#### [ENTRIES SUPPLIED]
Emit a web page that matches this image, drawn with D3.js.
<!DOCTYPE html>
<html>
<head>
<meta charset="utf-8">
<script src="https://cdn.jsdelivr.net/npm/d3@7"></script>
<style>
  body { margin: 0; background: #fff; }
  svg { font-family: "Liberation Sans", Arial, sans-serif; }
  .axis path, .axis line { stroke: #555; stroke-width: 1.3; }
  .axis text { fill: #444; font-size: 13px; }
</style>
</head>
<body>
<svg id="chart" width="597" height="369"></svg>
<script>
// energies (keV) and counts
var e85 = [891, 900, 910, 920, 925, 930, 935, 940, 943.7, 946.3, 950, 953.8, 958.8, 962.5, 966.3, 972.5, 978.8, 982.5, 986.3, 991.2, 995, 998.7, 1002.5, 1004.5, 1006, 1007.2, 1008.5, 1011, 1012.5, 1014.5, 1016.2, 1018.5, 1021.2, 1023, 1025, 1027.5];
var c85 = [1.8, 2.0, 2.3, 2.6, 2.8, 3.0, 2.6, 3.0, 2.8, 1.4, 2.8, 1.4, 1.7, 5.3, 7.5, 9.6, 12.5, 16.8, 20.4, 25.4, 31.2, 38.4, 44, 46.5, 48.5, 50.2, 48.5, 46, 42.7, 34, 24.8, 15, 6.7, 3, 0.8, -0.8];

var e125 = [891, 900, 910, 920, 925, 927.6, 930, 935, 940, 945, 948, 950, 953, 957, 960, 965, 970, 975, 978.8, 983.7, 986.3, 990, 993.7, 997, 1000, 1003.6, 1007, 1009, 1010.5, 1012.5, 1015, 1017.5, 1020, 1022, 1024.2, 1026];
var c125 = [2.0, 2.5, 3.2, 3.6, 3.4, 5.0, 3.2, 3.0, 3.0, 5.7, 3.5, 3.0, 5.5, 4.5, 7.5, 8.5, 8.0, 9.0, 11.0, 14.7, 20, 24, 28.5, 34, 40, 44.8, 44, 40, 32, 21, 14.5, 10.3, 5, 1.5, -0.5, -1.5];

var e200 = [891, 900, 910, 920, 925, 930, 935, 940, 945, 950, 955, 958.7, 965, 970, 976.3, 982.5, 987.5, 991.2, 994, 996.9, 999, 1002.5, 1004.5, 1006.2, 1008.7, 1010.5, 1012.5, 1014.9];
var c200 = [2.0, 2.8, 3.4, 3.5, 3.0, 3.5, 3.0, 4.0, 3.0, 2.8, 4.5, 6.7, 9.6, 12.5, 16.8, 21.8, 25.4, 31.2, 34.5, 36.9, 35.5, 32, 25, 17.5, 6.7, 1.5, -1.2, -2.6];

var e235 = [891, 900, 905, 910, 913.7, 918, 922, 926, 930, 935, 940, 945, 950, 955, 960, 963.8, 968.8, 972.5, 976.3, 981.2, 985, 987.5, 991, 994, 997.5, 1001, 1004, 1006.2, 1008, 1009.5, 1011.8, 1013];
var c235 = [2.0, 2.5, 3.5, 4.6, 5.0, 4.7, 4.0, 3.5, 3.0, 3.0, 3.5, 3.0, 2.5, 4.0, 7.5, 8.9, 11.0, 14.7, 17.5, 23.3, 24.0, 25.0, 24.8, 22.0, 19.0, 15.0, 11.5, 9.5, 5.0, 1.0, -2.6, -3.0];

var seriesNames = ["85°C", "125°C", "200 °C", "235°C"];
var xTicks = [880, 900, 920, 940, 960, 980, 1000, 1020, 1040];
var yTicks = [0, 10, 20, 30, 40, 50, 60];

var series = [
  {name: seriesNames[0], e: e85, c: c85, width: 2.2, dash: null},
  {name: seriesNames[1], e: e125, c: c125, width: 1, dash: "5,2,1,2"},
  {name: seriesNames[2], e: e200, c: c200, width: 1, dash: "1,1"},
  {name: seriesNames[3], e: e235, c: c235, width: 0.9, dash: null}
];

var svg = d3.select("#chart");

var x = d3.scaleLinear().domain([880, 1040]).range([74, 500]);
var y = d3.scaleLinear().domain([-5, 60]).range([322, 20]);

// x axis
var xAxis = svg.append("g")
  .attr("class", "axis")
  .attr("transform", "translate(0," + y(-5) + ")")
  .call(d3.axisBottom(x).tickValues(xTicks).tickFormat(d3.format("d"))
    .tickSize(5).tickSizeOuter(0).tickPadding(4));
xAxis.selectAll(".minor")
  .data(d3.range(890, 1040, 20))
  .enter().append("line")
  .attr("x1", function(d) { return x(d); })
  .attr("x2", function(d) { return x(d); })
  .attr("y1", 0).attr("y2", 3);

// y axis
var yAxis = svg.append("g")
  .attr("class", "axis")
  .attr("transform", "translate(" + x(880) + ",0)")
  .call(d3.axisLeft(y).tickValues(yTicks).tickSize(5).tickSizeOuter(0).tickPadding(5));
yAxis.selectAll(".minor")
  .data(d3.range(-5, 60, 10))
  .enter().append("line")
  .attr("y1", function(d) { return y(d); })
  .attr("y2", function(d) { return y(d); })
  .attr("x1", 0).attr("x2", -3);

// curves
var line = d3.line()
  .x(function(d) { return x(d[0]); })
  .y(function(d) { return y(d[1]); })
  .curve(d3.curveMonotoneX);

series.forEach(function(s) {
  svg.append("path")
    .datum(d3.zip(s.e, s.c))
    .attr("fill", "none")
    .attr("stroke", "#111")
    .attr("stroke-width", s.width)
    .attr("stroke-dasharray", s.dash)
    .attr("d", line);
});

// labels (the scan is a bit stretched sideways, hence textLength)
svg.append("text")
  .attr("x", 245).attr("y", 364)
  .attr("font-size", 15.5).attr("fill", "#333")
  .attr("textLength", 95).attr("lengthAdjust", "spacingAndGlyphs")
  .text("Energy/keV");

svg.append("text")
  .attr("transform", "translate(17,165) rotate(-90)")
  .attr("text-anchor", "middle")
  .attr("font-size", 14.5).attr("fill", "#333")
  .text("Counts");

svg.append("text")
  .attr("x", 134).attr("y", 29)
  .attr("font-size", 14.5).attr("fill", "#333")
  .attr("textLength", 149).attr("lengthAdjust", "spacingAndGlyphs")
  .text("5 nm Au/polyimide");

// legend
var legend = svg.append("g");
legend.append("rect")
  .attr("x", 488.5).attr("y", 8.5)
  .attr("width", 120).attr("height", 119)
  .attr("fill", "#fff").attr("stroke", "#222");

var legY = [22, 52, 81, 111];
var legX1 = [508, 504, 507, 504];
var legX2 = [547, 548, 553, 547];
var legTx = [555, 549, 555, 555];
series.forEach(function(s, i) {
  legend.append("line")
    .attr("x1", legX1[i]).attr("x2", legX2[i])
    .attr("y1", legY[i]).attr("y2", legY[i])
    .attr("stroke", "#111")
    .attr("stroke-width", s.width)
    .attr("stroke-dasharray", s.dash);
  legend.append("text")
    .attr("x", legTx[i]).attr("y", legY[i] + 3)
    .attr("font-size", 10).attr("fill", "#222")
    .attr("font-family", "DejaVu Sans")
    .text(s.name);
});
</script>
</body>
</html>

...

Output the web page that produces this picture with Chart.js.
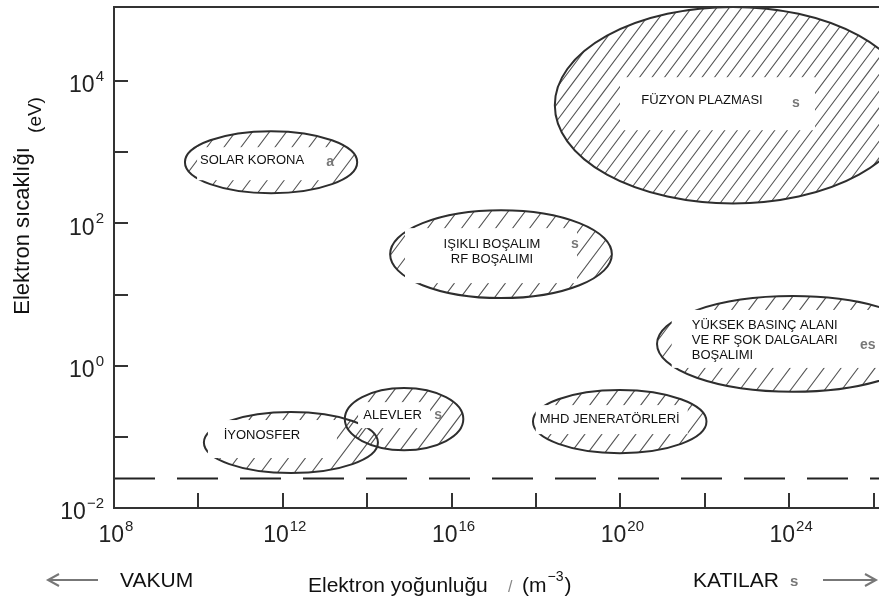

...

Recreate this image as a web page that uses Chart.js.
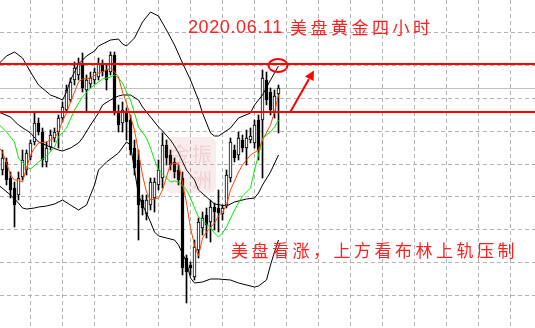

#### [AIM OF THE EXERCISE]
List all lines where "that" occurs.

#### [TASK ANSWER]
Emit a web page that matches this image, drawn with D3.js.
Output the web page that produces this picture with Chart.js.
Recreate this image as a web page that uses Chart.js.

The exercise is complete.